* Dollar index hovers near 7-month high
* Higher US yields buoy dollar
* Pound holds gains but still under pressure
By Shinichi Saoshiro
TOKYO, Oct 13 (Reuters) - The dollar hovered near a seven-month high early on Thursday on reinforced prospects for a near-term U.S. interest rate hike, while the euro struggled near 2-1/2-month lows versus the greenback.
Sterling was steady, with the dollar’s broad strength cutting short the pound’s rebound on a slight easing of concerns over a potential “hard Brexit”.
The dollar index was little changed at 98.005, not far from 98.043 touched overnight, its highest since March 10.
The greenback rose 0.2 percent to 104.435 after rising to 104.490 the previous day, its highest since late July.
The dollar was boosted on Wednesday by the minutes of the Federal Reserve’s September policy meeting showing several voting members of the policy committee judged a rate hike would be warranted “relatively soon” if the U.S. economy continued to strengthen.
U.S. bond yields rose, with the benchmark 10-year Treasury yield reaching a four-month high, to help lift the dollar.
“Whether the latest bull phase by the dollar is real or not depends on how the various U.S. asset markets can co-exist with the prospects of a Fed hike,” said Junichi Ishikawa, senior FX strategist at IG Securities in Tokyo.

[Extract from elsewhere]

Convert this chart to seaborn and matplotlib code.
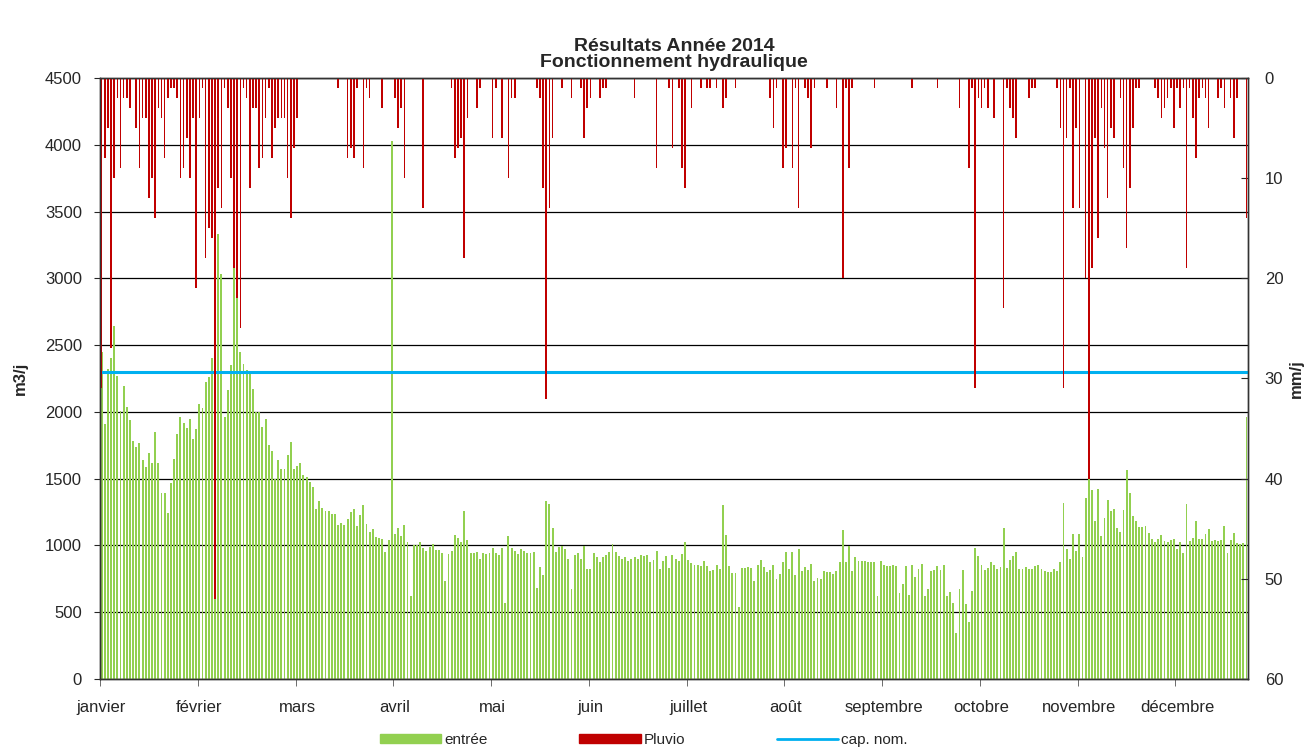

“While it is plain to see that higher Treasury yields are pushing up the dollar, equities are also up. Dollar/yen has climbed above 104 amid lessened demand for the yen as the stock markets are holding up.”
Analysts said the rise in Treasury yields also increased the dollar’s attraction relative to the euro, with the spread between U.S. and German two-year bond yields at its widest in a decade.
The euro inched up 0.1 percent to $1.1013 but remained in close reach of $1.1004 seen the previous day and its lowest since late July.
Sterling was little changed at $1.2192 after rising about 0.7 percent overnight to pull away from a 31-year low below $1.1500 struck last Friday.
The pound had surged by as much as 1.5 percent after British Prime Minister Theresa May said she would give lawmakers some scrutiny of the Brexit process and would seek “maximum possible access” to Europe’s single market.